Boeing lost $355 million during a first quarter marred by a high-profile safety scare and the subsequent slowdown of its narrowbody aircraft production rates. 

However, that figure still represents an improvement for the Arlington, Virginia-headquartered firm. In the equivalent period last year, Boeing posted a $425 million loss. 

Disclosing its first-quarter performance on 24 April, Boeing said it generated $16.6 billion of revenue during the first three months of the year, down 8% from last year’s $17.9 billion figure. 

“Our first-quarter results reflect the immediate actions we’ve taken to slow down 737 production to drive improvements in quality,” says chief executive Dave Calhoun. 

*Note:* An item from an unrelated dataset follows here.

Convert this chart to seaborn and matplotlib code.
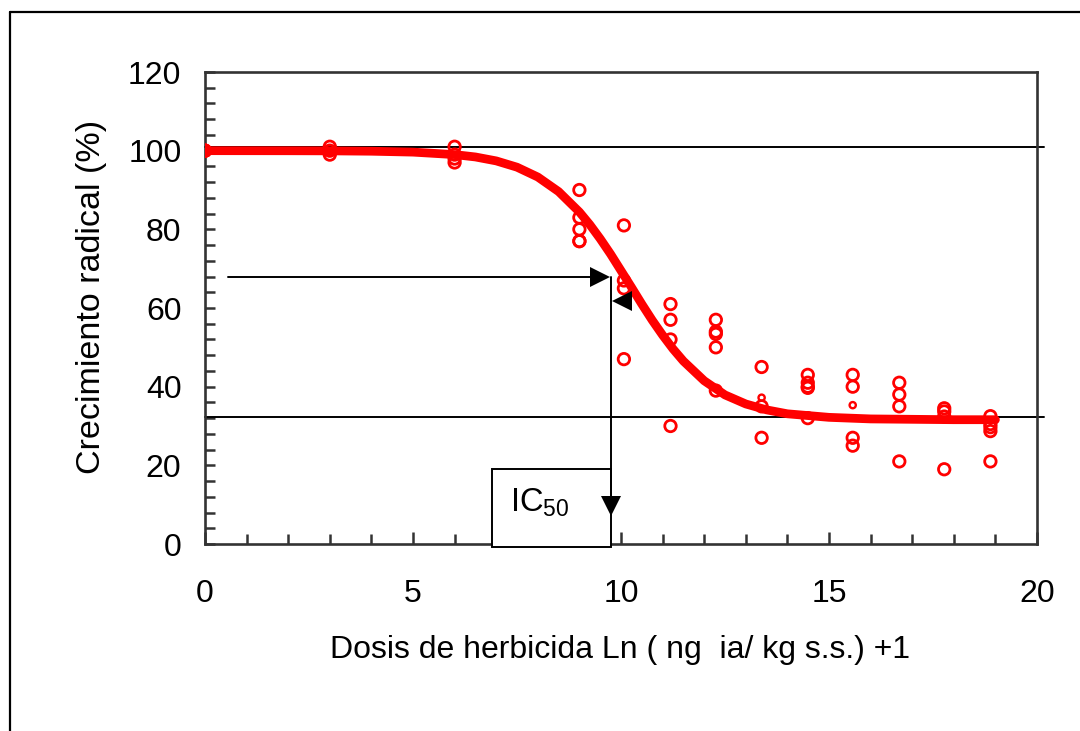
import matplotlib
matplotlib.use("Agg")
import matplotlib.pyplot as plt
import seaborn as sns
import pandas as pd
from matplotlib.lines import Line2D
from matplotlib.patches import Rectangle
from matplotlib.ticker import MultipleLocator

# ---------------- data ----------------
dose_x = [0, 0, 0,
          3, 3, 3,
          6, 6, 6, 6,
          9, 9, 9, 9, 9,
          10.07, 10.07, 10.07, 10.07,
          11.19, 11.19, 11.19, 11.19,
          12.28, 12.28, 12.28, 12.28, 12.28,
          13.38, 13.38, 13.38,
          14.49, 14.49, 14.49, 14.49, 14.49,
          15.57, 15.57, 15.57, 15.57,
          16.69, 16.69, 16.69, 16.69,
          17.77, 17.77, 17.77, 17.77,
          18.88, 18.88, 18.88, 18.88, 18.88]
growth_y = [100, 100, 100,
            101, 100, 99,
            101, 99, 98, 97,
            90, 83, 80, 77, 77,
            81, 67, 65, 47,
            61, 57, 52, 30,
            57, 54, 53.4, 50, 39,
            45, 35, 27,
            43, 41, 40, 39.7, 32,
            43, 40, 27, 25,
            41, 38, 35, 21,
            34.5, 33.7, 32.4, 19,
            32.5, 30.5, 29.7, 28.7, 21]
# small markers
small_x = [13.38, 15.57]
small_y = [37.2, 35.3]

# fitted curve
curve_x = [0, 1, 2, 3, 4, 5, 6, 6.5, 7, 7.5, 8, 8.5, 9, 9.25, 9.5, 9.75, 10,
           10.25, 10.5, 10.75, 11, 11.25, 11.5, 12, 12.5, 13, 13.5, 14, 15,
           16, 17, 18, 19]
curve_y = [100.0, 99.99, 99.98, 99.95, 99.86, 99.63, 99.0, 98.4, 97.4, 95.8,
           93.3, 89.6, 84.4, 81.2, 77.6, 73.7, 69.5, 65.3, 61.0, 56.9, 53.1,
           49.6, 46.5, 41.5, 37.9, 35.6, 34.1, 33.1, 32.2, 31.8, 31.7, 31.6, 31.6]

upper_level = 101.0
lower_level = 32.4
ic_y = 67.8
ic_x = 9.75

x_ticks = [0, 5, 10, 15, 20]
y_ticks = [0, 20, 40, 60, 80, 100, 120]

xlabel = "Dosis de herbicida Ln ( ng  ia/ kg s.s.) +1"
ylabel = "Crecimiento radical (%)"

# ---------------- style ----------------
sns.set_theme(style="white")
plt.rcParams["font.family"] = ["Liberation Sans", "DejaVu Sans"]
plt.rcParams["mathtext.fontset"] = "custom"
plt.rcParams["mathtext.rm"] = "Liberation Sans"
plt.rcParams["mathtext.it"] = "Liberation Sans"
plt.rcParams["text.color"] = "black"
plt.rcParams["axes.labelcolor"] = "black"
plt.rcParams["xtick.labelcolor"] = "black"
plt.rcParams["ytick.labelcolor"] = "black"

fig = plt.figure(figsize=(10.8, 7.31), dpi=100)
fig.patch.set_facecolor("white")
ax = fig.add_axes([205 / 1080, 1 - 544 / 731, 832 / 1080, 472 / 731])
ax.set_facecolor("white")

red = "#ff0000"

pts = pd.DataFrame({"x": dose_x, "y": growth_y})
sns.scatterplot(data=pts, x="x", y="y", ax=ax, marker="o", s=68,
                facecolor="none", edgecolor=red, linewidth=2.0, zorder=3,
                legend=False)
sm = pd.DataFrame({"x": small_x, "y": small_y})
sns.scatterplot(data=sm, x="x", y="y", ax=ax, marker="o", s=20,
                facecolor="none", edgecolor=red, linewidth=1.7, zorder=3,
                legend=False)

cv = pd.DataFrame({"x": curve_x, "y": curve_y})
sns.lineplot(data=cv, x="x", y="y", ax=ax, color=red, linewidth=6.3,
             solid_capstyle="round", zorder=4, legend=False)

# reference horizontal lines
for lv in (upper_level, lower_level):
    ax.plot([0, 20.17], [lv, lv], color="black", lw=1.4, zorder=2,
            clip_on=False)

# arrows
ax.plot([0.55, 9.6], [ic_y, ic_y], color="black", lw=1.4, zorder=5)
ax.plot([9.5], [ic_y], marker=">", ms=15, color="black", zorder=6,
        markeredgewidth=0)
ax.plot([ic_x, ic_x], [ic_y, 8], color="black", lw=1.4, zorder=5)
ax.plot([ic_x + 0.02], [9.7], marker="v", ms=15, color="black", zorder=6,
        markeredgewidth=0, clip_on=False)
ax.plot([10.02], [61.8], marker="<", ms=15, color="black", zorder=6,
        markeredgewidth=0)

# IC50 box
box = Rectangle((6.9, -0.8), ic_x - 6.9, 19.9, facecolor="white",
                edgecolor="black", lw=1.4, zorder=4, clip_on=False)
ax.add_patch(box)
ax.text(8.05, 10.6, r"IC$_{50}$", fontsize=23.5, ha="center", va="center",
        zorder=7)

# axes
ax.set_xlim(0, 20)
ax.set_ylim(0, 120)
ax.set_xticks(x_ticks)
ax.set_yticks(y_ticks)
ax.xaxis.set_minor_locator(MultipleLocator(1))
ax.yaxis.set_minor_locator(MultipleLocator(4))
ax.tick_params(axis="x", which="major", direction="in", length=9, width=1.8,
               color="#333333", labelsize=23, pad=25, bottom=True, top=False)
ax.tick_params(axis="x", which="minor", direction="in", length=7, width=1.8,
               color="#333333", bottom=True, top=False)
ax.tick_params(axis="y", which="major", direction="in", length=7, width=1.8,
               color="#333333", labelsize=23, pad=17, left=True, right=False)
ax.tick_params(axis="y", which="minor", direction="in", length=7, width=1.8,
               color="#333333", left=True, right=False)
for sp in ax.spines.values():
    sp.set_color("#333333")
    sp.set_linewidth(1.9)
    sp.set_visible(True)

ax.set_xlabel(xlabel, fontsize=23)
ax.set_ylabel(ylabel, fontsize=24.5)
ax.xaxis.set_label_coords(0.499, -0.193)
ax.yaxis.set_label_coords(-0.118, 0.523)

# outer frame (left and top visible)
fig.add_artist(Line2D([10 / 1080, 10 / 1080], [1 - 12 / 731, -0.01],
                      transform=fig.transFigure, color="black", lw=1.6))
fig.add_artist(Line2D([10 / 1080, 1.01], [1 - 12 / 731, 1 - 12 / 731],
                      transform=fig.transFigure, color="black", lw=1.6))

fig.savefig("out.png", dpi=100, facecolor="white")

“We will take the time necessary to strengthen our quality and safety management systems and this work will position us for a stronger and more stable future.”

737 fuselages

Source: Paul Christian Gordon/ZUMA Press Wire/Shutterstock

Production of 737s has slowed to a crawl at Boeing’s factory in Everett, Washington in the aftermath of Alaska flight 1282 

The results were a mixed picture for Boeing as it works to recover from the 5 January in-flight failure of an Alaska Airlines 737 Max 9’s mid-cabin door-plug – an event investigators suggest resulted from the airframer’s failure to install door bolts.

Boeing has since provided Alaska with $160 million in compensation for the event and subsequent grounding of most of the global fleet of Max 9s. 

The accident has proven to be a seismic event for Boeing and the airline industry as a whole. The Federal Aviation Administration (FAA) capped 737 production at 38 aircraft per month – though it is reportedly producing far fewer narrowbody jets than that – and the company enacted the management overhaul critics have long called for, including the planned departure of Calhoun at year-end. 

Calhoun insists that the company is righting the ship and setting itself up for long-term success. 

“We are already beginning to see signs of more predictable and reduced cycle times in our factory as a result of these enhanced quality control standards,” he says. 

With aircraft deliveries down to 83, compared with 130 in the first quarter of 2023, revenue generated by Boeing Commercial Airplanes dropped 31%, to $4.7 billion from $6.7 billion a year earlier. 

”During the quarter, the 737 program slowed production below 38 per month to incorporate improvements to its quality management system and reduce travelled work within its factory and supply chain,” the company says.

“In addition, [Boeing] Commercial Airplanes is implementing a comprehensive action plan to address feedback from the FAA audit of 737 production.” 

Boeing received 125 commercial aircraft orders during the period, including 85 Max 10s for American Airlines and 28 777Xs for various customers, with Ethiopian Airlines ordering eight of the type. Both the Max 10 and 777X have yet to be certificated by the FAA. 

In the defence sector, Boeing Defense, Space and Security was profitable during the period, reporting a profit of $151 million on revenues of $7 billion. Its operating margin increased more than 2%, “primarily driven by higher volume and improved performance”. 

In other positive news, Boeing is making progress on clearing its inventory of 737s and 787s. As of 31 March, Boeing had about 110 737 Max 8s that were built prior to 2023 still waiting delivery, primarily to airline customers in China and India. That was about 30 fewer aircraft than at the end of 2023.

”By the end of this year,” Calhoun says, ”we expect to have largely delivered our 737 and 787 inventory, effectively shutting down our two large shadow factories.”